U.S. legislators threaten aid cut to Honduras over deaths

A young man stands beside the coffin of Honduran journalist Saira Fabiola Almendarez, murdered on March 2, 2012.

Story highlights

  • 19 journalists have been killed in Honduras since 2010
  • Groups accuse the government of providing impunity for the killers
  • Some U.S. lawmakers are also calling for action
  • The Honduran government says it is working hard to solve the cases

A group of U.S. lawmakers is calling for a halt in aid to Honduras until the government there makes progress in investigating a rash of journalist deaths in the past two years.

Ninety-four members of Congress signed a letter to Secretary of State Hillary Clinton Monday, proposing a cutoff to all military and police aid until the issue of human rights violations in Honduras are addressed.
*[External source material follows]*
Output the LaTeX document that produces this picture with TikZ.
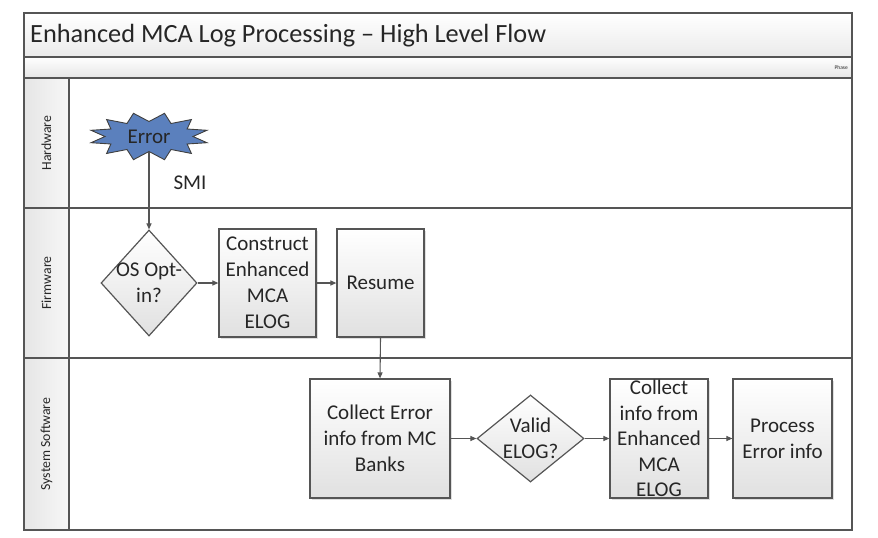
\documentclass[tikz,border=0pt]{standalone}
\usepackage{fontspec}
\setmainfont{Carlito}
\usetikzlibrary{shapes.geometric,arrows.meta,shadows}
\definecolor{ink}{HTML}{262626}
\definecolor{frame}{HTML}{555555}
\definecolor{starblue}{HTML}{5B80BD}
\tikzset{
  boxfont/.style={font=\fontsize{21}{26}\selectfont, text=ink},
  stepbox/.style={draw=frame, line width=1.2pt, rectangle, boxfont, align=center,
    inner sep=1pt, top color=white, bottom color=black!12,
    drop shadow={shadow xshift=1.5pt, shadow yshift=-1.5pt, opacity=0.25}},
  decide/.style={draw=frame, line width=1.2pt, diamond, boxfont, align=center,
    inner sep=0pt, top color=white, bottom color=black!12},
  conn/.style={draw=frame, line width=1.1pt, -{Triangle[length=6pt,width=5pt]}},
  lane/.style={draw=frame, line width=1.6pt},
  lanelabel/.style={font=\fontsize{13.8}{15}\selectfont, text=ink, rotate=90},
}
\newcommand{\zw}[1]{\makebox[0pt]{#1}}
\begin{document}
\begin{tikzpicture}[x=1pt,y=-1pt]
\useasboundingbox (0,0) rectangle (878,538);
% bands
\path[top color=white, bottom color=black!8] (24,13) rectangle (852,57);
\path[top color=white, bottom color=black!10] (24,57) rectangle (852,78);
\path[left color=black!10, right color=black!3] (24,78) rectangle (69,530);
\draw[lane] (24,13) rectangle (852,530);
\draw[lane] (24,57) -- (852,57);
\draw[lane] (24,78) -- (852,78);
\draw[lane] (24,208) -- (852,208);
\draw[lane] (24,358) -- (852,358);
\draw[lane] (69,78) -- (69,530);
% title
\node[anchor=west, font=\fontsize{26.3}{30}\selectfont, text=ink, inner sep=0pt] (title) at (30,36) {Enhanced MCA Log Processing -- High Level Flow};
\node[anchor=east, font=\fontsize{5.5}{6}\selectfont, text=ink, inner sep=0pt] (phase) at (848,67.5) {Phase};
% lane labels
\node[lanelabel] (hw) at (46.5,143) {Hardware};
\node[lanelabel] (fw) at (46.5,283) {Firmware};
\node[lanelabel] (ss) at (46.5,444) {System Software};
% star
\draw[fill=starblue, draw=black!75, line width=0.9pt]
  plot[samples=24, domain=0:23, variable=\i]
  ({149 + (mod(\i,2)==0 ? 44 : 60)*cos(90+\i*15)},
   {136.5 + (mod(\i,2)==0 ? 15 : 24)*sin(90+\i*15)}) -- cycle;
\node[ellipse, minimum width=88pt, minimum height=30pt, inner sep=0pt, boxfont] (err) at (149,136.5) {Error};
\node[boxfont] (smi) at (190,183) {SMI};
% firmware
\node[decide, minimum width=96pt, minimum height=106pt] (os) at (149,283) {\zw{OS Opt-}\\\zw{in?}};
\node[stepbox, minimum width=97pt, minimum height=108pt] (cons) at (267.5,283) {Construct\\Enhanced\\MCA\\ELOG};
\node[stepbox, minimum width=87pt, minimum height=108pt] (res) at (380.5,283) {Resume};
% system software
\node[stepbox, minimum width=140pt, minimum height=119pt] (ce) at (380,438.5) {Collect Error\\info from MC\\Banks};
\node[decide, minimum width=107pt, minimum height=87pt] (ve) at (530.5,438.5) {\zw{Valid}\\\zw{ELOG?}};
\node[stepbox, minimum width=98pt, minimum height=119pt, inner sep=0pt, font=\fontsize{21}{25.5}\selectfont] (ci) at (659,438.5) {Collect\\info from\\Enhanced\\MCA\\ELOG};
\node[stepbox, minimum width=99pt, minimum height=119pt] (pe) at (782.5,438.5) {Process\\Error info};
% connectors
\draw[conn] (err.south) -- (os.north);
\draw[conn] (os.east) -- (cons.west);
\draw[conn] (cons.east) -- (res.west);
\draw[conn] (res.south) -- (ce.north);
\draw[conn] (ce.east) -- (ve.west);
\draw[conn] (ve.east) -- (ci.west);
\draw[conn] (ci.east) -- (pe.west);
\end{tikzpicture}
\end{document}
Local human rights groups say Honduras will remain one of the deadliest countries for journalists as long as there is impunity for their murderers, pointing to the deaths of 19 journalists since President Porfirio Lobo Sosa took office in January 2010.

The latest calls for action come after the killing of radio host Fausto Valle in northern Honduras this week. His attackers killed him with machetes.
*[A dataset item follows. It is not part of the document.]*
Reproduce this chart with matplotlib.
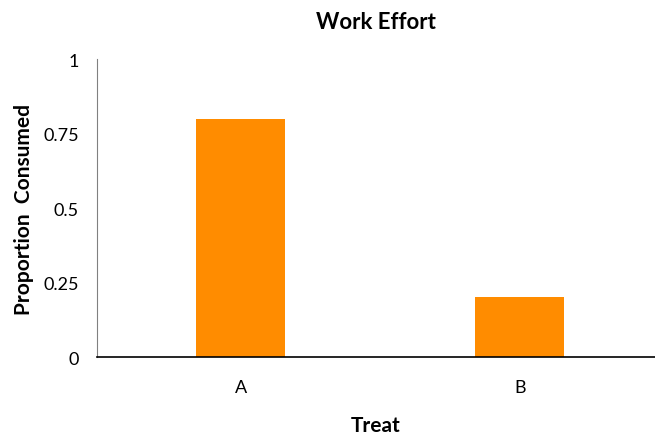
import matplotlib
matplotlib.use('Agg')
import matplotlib.pyplot as plt

# chart data
categories = ['A', 'B']
proportion = [0.80, 0.20]
yticks = [0, 0.25, 0.5, 0.75, 1]
ytick_labels = ['0', '0.25', '0.5', '0.75', '1']

plt.rcParams['font.family'] = ['Lato', 'DejaVu Sans']

fig = plt.figure(figsize=(6.55, 4.35), dpi=100)
ax = fig.add_axes([0.148, 0.177, 0.852, 0.685])

x = list(range(len(categories)))
ax.bar(x, proportion, width=0.317, color='#ff8c00')

ax.set_xlim(-0.515, 1.485)
ax.set_ylim(0, 1)
ax.set_xticks(x)
ax.set_xticklabels(categories)
ax.set_yticks(yticks)
ax.set_yticklabels(ytick_labels)
ax.tick_params(axis='both', length=0, labelsize=13)
ax.tick_params(axis='y', pad=13)
ax.tick_params(axis='x', pad=16)

for s in ['top', 'right']:
    ax.spines[s].set_visible(False)
ax.spines['left'].set_color('#808080')
ax.spines['bottom'].set_color('black')
ax.spines['bottom'].set_linewidth(1.2)

ax.set_title('Work Effort', fontsize=16, fontweight='bold', pad=22)
ax.set_xlabel('Treat', fontsize=15, fontweight='bold', labelpad=14)
ax.set_ylabel('Proportion  Consumed', fontsize=15, fontweight='bold', labelpad=7)

fig.savefig('out.png', dpi=100)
Human rights activists say that the government moves too slowly, and has failed to bring perpetrators to justice for the killings.

"Under this level of impunity, logically the killings will continue if the government does not show resolve a criminal investigation, an investigation that has so many shortcomings that you know it will not determine and will not find the people who committed these killings nor the masterminds behind it," said Wilfredo Mendez, coordinator for the Center for Investigation and Promotion of Human Rights in Honduras.
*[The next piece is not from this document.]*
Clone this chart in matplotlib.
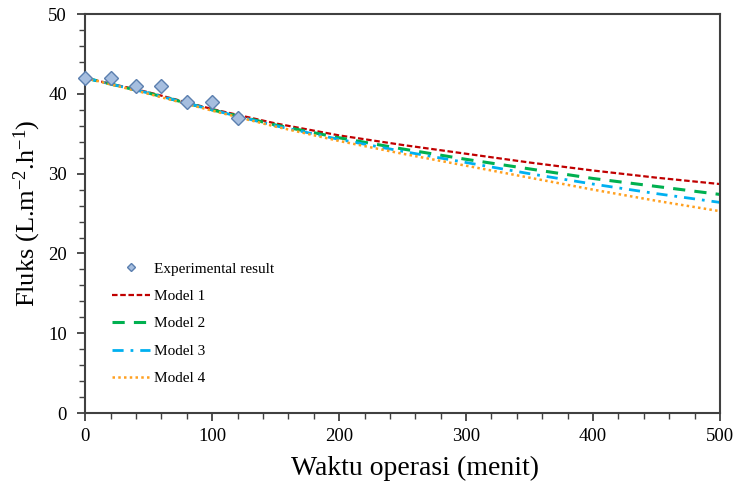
import matplotlib
matplotlib.use("Agg")
import matplotlib.pyplot as plt
from matplotlib.ticker import MultipleLocator

plt.rcParams['font.family'] = ['Liberation Serif', 'DejaVu Serif']
plt.rcParams['mathtext.fontset'] = 'custom'
plt.rcParams['mathtext.rm'] = 'Liberation Serif'
plt.rcParams['mathtext.it'] = 'Liberation Serif:italic'

# experimental data
exp_t = [0, 20, 40, 60, 80, 100, 120]
exp_flux = [42, 42, 41, 41, 39, 39, 37]

# model curves
model_t = [0, 50, 100, 150, 200, 250, 300, 350, 400, 450, 500]
model1 = [42.0, 40.2, 38.1, 36.3, 34.8, 33.6, 32.5, 31.4, 30.4, 29.5, 28.7]
model2 = [42.0, 40.1, 38.0, 36.1, 34.5, 33.1, 31.8, 30.6, 29.4, 28.4, 27.4]
model3 = [42.0, 40.1, 38.0, 36.0, 34.3, 32.8, 31.4, 30.0, 28.7, 27.5, 26.4]
model4 = [42.0, 40.0, 37.9, 35.9, 34.1, 32.5, 31.0, 29.5, 28.0, 26.6, 25.3]

fig = plt.figure(figsize=(7.34, 4.86), dpi=100)
ax = fig.add_axes([0.116, 0.150, 0.865, 0.821])

ax.plot(model_t, model1, color='#C00000', lw=1.6, ls=(0, (2.5, 1.2)), label='Model 1')
ax.plot(model_t, model2, color='#00B050', lw=2.2, ls=(0, (4, 3)), label='Model 2')
ax.plot(model_t, model3, color='#00B0F0', lw=2.0, ls=(0, (4, 2.5, 1, 2.5)), label='Model 3')
ax.plot(model_t, model4, color='#FFA020', lw=1.8, ls=(0, (1, 1.3)), label='Model 4')
ax.plot(exp_t, exp_flux, ls='none', marker='D', ms=7.5, mfc='#A6BEDF',
        mec='#5B7FAF', mew=1.0, label='Experimental result', zorder=5, clip_on=False)

ax.set_xlim(0, 500)
ax.set_ylim(0, 50)
ax.xaxis.set_major_locator(MultipleLocator(100))
ax.xaxis.set_minor_locator(MultipleLocator(20))
ax.yaxis.set_major_locator(MultipleLocator(10))
ax.yaxis.set_minor_locator(MultipleLocator(2))
ax.tick_params(which='both', direction='out', colors='#404040', labelcolor='black', labelsize=13.5)
ax.tick_params(which='major', length=6, width=1.3)
ax.tick_params(which='minor', length=4, width=1.0)
ax.tick_params(axis='y', which='major', pad=7)
ax.tick_params(axis='x', which='major', pad=5)
for s in ax.spines.values():
    s.set_linewidth(1.5)
    s.set_color('#404040')

ax.set_xlabel('Waktu operasi (menit)', fontsize=20)
ax.xaxis.set_label_coords(0.52, -0.108)
ax.set_ylabel('Fluks (L.m$^{-2}$.h$^{-1}$)', fontsize=19)
ax.yaxis.set_label_coords(-0.066, 0.5)

h, l = ax.get_legend_handles_labels()
order = [4, 0, 1, 2, 3]
ax.legend([h[i] for i in order], [l[i] for i in order], loc='lower left',
          bbox_to_anchor=(0.02, 0.035), frameon=False, fontsize=11,
          handlelength=2.5, handletextpad=0.25, labelspacing=0.9, markerscale=0.6)

fig.savefig('out.png', dpi=100)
The groups say the government's lack of results is part of a bigger effort to squeeze media outlets and stifle freedom of the press.

    The government denies the accusations.

    "The president is absolutely not wanting to restrict the freedom of expression or pass decrees that go against this," said Miguel Angel Bonilla, the minister of communications.

    He cited a recent meeting between government officials and representatives from the Inter-American Press Association.

    "They have seen that the president's will is to solve these crimes. We have asked for help because we have some problems in the area of investigations in our country."

    Bonilla downplayed the call by American lawmakers to restrict financial aid to the Honduran military and police.

    "It's an option that those lawmakers have, but it is not an issue that we see as an action by the people and the government of the United States against our country. We are truly working hard, President Lobo has a lot of will to see these issues improve," he said.

    According to press freedom groups, a total of 21 journalists have been killed in Honduras since 2003.

    By authorities' own count, arrests have been made in only four cases, though the motives behind the killings remain unknown.

    Worries continue as many journalists complain of threats in the course of their work, said Hector Becerra of the Committee for Free Expression.

    "Already this year we have 20 alerts that that committee put out. These 20 alerts reflect different aggressions, including threats, intimidation, and following journalists," he said.

    Valles' brutal slaying this weekend "reflects that in our country, it is definitely risky to practice journalism," he said.